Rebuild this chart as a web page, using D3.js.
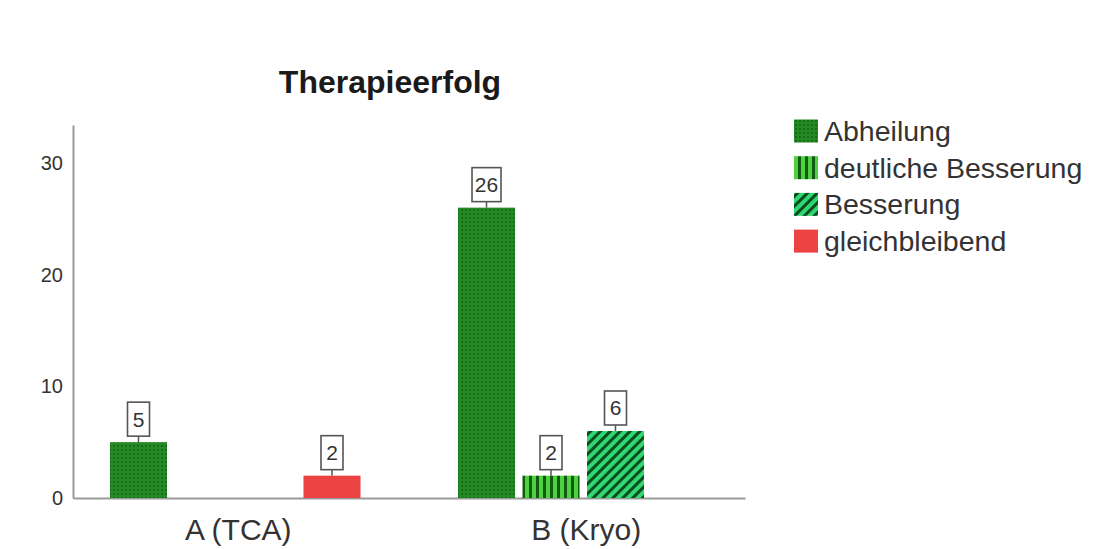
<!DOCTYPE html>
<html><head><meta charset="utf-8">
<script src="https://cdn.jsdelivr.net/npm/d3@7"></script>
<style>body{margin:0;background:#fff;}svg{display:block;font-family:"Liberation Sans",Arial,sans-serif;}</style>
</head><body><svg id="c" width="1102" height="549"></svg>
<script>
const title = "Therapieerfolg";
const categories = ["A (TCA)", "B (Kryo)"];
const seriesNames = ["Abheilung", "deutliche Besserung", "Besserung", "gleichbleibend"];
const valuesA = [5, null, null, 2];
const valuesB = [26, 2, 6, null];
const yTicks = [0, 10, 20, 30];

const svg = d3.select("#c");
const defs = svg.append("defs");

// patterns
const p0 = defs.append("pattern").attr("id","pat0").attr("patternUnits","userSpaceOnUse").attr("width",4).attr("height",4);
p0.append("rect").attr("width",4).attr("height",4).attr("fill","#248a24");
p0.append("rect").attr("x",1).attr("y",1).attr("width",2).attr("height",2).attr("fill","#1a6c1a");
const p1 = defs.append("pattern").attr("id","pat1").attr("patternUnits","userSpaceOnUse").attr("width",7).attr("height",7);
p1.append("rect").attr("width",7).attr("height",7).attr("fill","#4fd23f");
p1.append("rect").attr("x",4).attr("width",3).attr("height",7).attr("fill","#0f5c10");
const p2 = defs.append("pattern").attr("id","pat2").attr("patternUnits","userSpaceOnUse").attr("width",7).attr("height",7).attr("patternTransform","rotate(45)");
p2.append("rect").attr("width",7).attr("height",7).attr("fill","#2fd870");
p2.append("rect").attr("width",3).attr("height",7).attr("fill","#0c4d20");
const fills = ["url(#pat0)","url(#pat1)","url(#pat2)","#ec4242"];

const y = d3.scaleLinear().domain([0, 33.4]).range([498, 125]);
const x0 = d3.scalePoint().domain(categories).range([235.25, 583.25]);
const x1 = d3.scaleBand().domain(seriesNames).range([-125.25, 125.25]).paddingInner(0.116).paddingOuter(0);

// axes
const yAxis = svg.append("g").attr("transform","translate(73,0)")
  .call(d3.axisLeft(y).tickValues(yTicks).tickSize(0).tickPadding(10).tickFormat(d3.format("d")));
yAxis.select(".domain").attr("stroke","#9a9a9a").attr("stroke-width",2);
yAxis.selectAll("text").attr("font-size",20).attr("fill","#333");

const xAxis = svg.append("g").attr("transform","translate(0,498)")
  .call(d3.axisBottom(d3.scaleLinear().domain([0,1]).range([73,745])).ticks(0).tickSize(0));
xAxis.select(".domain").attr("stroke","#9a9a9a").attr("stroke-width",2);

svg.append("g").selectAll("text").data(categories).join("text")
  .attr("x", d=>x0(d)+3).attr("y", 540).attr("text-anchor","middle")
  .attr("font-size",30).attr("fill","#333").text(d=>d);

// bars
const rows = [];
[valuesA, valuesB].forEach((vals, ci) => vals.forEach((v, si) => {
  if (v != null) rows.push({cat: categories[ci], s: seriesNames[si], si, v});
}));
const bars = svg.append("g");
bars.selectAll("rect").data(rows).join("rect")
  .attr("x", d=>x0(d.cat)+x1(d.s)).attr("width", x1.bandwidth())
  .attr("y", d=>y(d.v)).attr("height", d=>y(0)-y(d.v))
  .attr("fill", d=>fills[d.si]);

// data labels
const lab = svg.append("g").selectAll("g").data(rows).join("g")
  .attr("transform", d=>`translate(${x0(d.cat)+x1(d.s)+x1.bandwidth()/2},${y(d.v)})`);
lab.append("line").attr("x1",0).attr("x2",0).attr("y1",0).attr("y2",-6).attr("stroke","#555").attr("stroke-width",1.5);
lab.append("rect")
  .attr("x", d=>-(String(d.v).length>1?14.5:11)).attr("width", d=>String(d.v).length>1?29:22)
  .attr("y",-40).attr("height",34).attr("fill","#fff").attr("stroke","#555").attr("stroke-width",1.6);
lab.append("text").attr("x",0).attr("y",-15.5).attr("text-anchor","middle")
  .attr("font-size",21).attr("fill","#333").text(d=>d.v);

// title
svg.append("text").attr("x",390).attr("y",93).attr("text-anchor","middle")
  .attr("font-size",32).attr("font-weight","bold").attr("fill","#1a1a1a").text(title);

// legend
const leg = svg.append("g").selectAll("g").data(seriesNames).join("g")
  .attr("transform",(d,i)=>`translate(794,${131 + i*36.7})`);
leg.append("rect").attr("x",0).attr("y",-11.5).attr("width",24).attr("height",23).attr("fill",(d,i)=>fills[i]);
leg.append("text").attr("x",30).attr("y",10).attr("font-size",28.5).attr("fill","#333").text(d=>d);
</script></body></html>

...

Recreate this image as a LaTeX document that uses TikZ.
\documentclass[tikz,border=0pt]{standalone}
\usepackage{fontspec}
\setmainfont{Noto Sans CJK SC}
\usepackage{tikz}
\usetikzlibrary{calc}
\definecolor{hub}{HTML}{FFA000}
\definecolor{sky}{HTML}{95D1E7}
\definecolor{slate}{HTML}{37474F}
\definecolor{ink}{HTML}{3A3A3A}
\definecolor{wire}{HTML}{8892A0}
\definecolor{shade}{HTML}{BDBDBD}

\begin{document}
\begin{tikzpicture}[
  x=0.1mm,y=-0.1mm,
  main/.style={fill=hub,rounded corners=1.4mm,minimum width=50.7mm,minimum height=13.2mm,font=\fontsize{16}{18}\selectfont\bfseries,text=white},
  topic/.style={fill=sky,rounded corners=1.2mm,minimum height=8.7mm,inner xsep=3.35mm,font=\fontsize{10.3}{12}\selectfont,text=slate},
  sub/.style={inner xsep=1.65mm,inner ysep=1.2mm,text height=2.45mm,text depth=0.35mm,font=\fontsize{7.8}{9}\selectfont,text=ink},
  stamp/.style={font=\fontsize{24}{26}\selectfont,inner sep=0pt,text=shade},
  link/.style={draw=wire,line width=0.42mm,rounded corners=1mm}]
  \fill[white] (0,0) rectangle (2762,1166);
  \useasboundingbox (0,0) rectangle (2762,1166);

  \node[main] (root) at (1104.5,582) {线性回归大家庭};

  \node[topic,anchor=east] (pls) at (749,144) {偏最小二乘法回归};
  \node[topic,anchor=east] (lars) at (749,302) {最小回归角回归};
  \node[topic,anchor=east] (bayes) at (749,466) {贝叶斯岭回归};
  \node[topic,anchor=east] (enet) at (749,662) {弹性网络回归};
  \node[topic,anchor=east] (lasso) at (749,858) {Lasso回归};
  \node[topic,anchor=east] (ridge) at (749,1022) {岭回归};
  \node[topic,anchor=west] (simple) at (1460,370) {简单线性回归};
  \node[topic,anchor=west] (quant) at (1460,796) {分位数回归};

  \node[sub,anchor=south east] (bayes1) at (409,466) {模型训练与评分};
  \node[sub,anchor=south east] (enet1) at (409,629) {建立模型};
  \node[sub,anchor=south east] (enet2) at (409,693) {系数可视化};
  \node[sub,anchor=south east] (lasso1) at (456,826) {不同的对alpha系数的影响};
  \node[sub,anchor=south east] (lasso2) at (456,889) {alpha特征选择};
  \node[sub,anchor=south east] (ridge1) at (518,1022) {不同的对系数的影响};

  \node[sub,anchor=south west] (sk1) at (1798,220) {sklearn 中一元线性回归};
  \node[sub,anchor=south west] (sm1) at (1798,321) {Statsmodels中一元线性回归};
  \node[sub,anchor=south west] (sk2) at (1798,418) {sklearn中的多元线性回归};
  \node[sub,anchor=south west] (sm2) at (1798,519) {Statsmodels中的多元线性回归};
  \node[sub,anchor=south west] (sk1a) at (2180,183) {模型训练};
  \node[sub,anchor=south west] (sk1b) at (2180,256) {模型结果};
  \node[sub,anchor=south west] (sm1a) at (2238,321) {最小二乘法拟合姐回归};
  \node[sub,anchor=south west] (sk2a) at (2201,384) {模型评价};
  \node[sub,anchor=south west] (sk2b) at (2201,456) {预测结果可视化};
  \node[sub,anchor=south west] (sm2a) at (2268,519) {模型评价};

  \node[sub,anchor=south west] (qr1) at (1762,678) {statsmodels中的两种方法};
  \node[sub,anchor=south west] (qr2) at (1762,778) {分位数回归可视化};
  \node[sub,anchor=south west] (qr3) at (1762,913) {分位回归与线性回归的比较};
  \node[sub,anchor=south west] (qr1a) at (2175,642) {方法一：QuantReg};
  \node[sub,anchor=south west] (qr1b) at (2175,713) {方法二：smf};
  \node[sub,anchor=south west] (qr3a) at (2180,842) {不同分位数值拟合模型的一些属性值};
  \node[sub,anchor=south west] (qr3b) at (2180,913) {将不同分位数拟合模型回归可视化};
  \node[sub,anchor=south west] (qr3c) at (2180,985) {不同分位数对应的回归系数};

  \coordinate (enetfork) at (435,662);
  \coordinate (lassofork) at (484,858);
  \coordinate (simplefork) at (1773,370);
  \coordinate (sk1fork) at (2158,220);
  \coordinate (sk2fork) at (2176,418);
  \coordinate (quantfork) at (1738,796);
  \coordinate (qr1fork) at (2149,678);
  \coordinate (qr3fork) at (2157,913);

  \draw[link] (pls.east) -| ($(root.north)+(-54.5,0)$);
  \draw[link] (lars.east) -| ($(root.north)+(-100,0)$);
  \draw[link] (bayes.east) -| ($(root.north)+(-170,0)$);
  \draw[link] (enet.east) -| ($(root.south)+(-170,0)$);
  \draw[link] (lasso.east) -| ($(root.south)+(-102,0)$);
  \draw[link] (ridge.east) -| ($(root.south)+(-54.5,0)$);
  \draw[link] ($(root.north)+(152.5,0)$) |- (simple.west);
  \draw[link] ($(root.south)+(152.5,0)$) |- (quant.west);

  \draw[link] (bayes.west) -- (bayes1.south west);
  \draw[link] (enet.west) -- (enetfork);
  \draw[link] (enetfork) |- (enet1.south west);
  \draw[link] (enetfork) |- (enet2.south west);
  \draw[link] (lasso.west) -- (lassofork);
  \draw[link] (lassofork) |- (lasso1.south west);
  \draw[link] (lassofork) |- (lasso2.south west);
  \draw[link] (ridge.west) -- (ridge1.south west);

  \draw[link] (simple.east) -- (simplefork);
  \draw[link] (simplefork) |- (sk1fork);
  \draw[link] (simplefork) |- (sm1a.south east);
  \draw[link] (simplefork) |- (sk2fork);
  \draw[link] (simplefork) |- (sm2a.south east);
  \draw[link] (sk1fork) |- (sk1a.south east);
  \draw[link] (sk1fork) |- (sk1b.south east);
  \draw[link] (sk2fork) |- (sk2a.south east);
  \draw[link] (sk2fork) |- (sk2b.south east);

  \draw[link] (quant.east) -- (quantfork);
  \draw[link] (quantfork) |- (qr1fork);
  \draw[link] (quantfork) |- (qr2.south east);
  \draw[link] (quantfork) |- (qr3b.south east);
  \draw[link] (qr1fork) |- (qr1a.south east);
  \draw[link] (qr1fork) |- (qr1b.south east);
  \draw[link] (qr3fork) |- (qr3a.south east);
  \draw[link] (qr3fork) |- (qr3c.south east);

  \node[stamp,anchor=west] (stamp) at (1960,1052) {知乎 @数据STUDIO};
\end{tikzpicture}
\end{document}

- EXERCISE -
Return nothing but the lines running from the line with "Recreate this image" through the line with "(quant) at (1460,796)", exactly as they appear.

- REPLY -
Recreate this image as a LaTeX document that uses TikZ.
\documentclass[tikz,border=0pt]{standalone}
\usepackage{fontspec}
\setmainfont{Noto Sans CJK SC}
\usepackage{tikz}
\usetikzlibrary{calc}
\definecolor{hub}{HTML}{FFA000}
\definecolor{sky}{HTML}{95D1E7}
\definecolor{slate}{HTML}{37474F}
\definecolor{ink}{HTML}{3A3A3A}
\definecolor{wire}{HTML}{8892A0}
\definecolor{shade}{HTML}{BDBDBD}

\begin{document}
\begin{tikzpicture}[
  x=0.1mm,y=-0.1mm,
  main/.style={fill=hub,rounded corners=1.4mm,minimum width=50.7mm,minimum height=13.2mm,font=\fontsize{16}{18}\selectfont\bfseries,text=white},
  topic/.style={fill=sky,rounded corners=1.2mm,minimum height=8.7mm,inner xsep=3.35mm,font=\fontsize{10.3}{12}\selectfont,text=slate},
  sub/.style={inner xsep=1.65mm,inner ysep=1.2mm,text height=2.45mm,text depth=0.35mm,font=\fontsize{7.8}{9}\selectfont,text=ink},
  stamp/.style={font=\fontsize{24}{26}\selectfont,inner sep=0pt,text=shade},
  link/.style={draw=wire,line width=0.42mm,rounded corners=1mm}]
  \fill[white] (0,0) rectangle (2762,1166);
  \useasboundingbox (0,0) rectangle (2762,1166);

  \node[main] (root) at (1104.5,582) {线性回归大家庭};

  \node[topic,anchor=east] (pls) at (749,144) {偏最小二乘法回归};
  \node[topic,anchor=east] (lars) at (749,302) {最小回归角回归};
  \node[topic,anchor=east] (bayes) at (749,466) {贝叶斯岭回归};
  \node[topic,anchor=east] (enet) at (749,662) {弹性网络回归};
  \node[topic,anchor=east] (lasso) at (749,858) {Lasso回归};
  \node[topic,anchor=east] (ridge) at (749,1022) {岭回归};
  \node[topic,anchor=west] (simple) at (1460,370) {简单线性回归};
  \node[topic,anchor=west] (quant) at (1460,796) {分位数回归};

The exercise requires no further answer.